>> BEGIN DATA LINES
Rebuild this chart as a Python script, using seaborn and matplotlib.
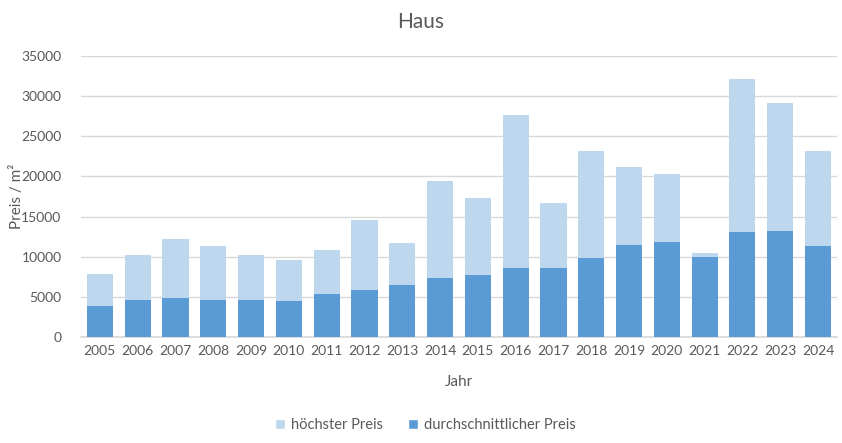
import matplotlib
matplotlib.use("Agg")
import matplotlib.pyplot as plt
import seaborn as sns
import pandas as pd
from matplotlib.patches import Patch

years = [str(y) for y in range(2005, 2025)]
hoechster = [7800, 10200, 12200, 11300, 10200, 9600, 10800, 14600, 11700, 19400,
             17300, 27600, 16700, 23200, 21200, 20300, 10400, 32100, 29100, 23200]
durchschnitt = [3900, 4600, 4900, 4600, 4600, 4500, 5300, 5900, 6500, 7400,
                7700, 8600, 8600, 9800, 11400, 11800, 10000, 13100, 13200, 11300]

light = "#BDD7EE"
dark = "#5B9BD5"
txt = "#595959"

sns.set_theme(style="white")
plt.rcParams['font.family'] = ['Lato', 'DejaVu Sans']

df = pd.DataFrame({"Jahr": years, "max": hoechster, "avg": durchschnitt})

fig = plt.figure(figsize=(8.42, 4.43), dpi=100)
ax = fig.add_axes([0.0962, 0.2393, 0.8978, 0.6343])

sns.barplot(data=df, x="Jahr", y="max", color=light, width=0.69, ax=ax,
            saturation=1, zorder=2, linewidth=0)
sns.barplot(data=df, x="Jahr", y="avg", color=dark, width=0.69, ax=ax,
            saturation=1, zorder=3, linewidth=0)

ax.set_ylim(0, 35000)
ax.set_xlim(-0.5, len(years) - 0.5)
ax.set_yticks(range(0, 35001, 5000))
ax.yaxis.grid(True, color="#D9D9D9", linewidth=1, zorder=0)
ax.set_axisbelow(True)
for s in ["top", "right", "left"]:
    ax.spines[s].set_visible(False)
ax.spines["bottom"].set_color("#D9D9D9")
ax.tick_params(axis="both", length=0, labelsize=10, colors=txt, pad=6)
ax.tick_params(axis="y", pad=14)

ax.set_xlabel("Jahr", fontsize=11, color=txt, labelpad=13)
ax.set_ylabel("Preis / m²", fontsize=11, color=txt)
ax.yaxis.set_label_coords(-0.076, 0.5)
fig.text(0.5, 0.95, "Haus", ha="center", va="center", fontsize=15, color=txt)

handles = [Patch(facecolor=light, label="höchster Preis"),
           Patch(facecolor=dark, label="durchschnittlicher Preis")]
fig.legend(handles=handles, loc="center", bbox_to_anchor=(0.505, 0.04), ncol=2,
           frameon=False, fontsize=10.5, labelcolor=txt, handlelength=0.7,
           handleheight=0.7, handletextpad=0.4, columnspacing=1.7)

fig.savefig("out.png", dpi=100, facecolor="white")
>> END DATA LINES
- WORK TO BE COMPLETED: Repeat, word for word and with no pictures, only the lines running from the beginning of the data to the line that contains "plt.rcParams['font.family'] = ['Lato', 'DejaVu".

- SOLUTION:
Rebuild this chart as a Python script, using seaborn and matplotlib.
import matplotlib
matplotlib.use("Agg")
import matplotlib.pyplot as plt
import seaborn as sns
import pandas as pd
from matplotlib.patches import Patch

years = [str(y) for y in range(2005, 2025)]
hoechster = [7800, 10200, 12200, 11300, 10200, 9600, 10800, 14600, 11700, 19400,
             17300, 27600, 16700, 23200, 21200, 20300, 10400, 32100, 29100, 23200]
durchschnitt = [3900, 4600, 4900, 4600, 4600, 4500, 5300, 5900, 6500, 7400,
                7700, 8600, 8600, 9800, 11400, 11800, 10000, 13100, 13200, 11300]

light = "#BDD7EE"
dark = "#5B9BD5"
txt = "#595959"

sns.set_theme(style="white")
plt.rcParams['font.family'] = ['Lato', 'DejaVu Sans']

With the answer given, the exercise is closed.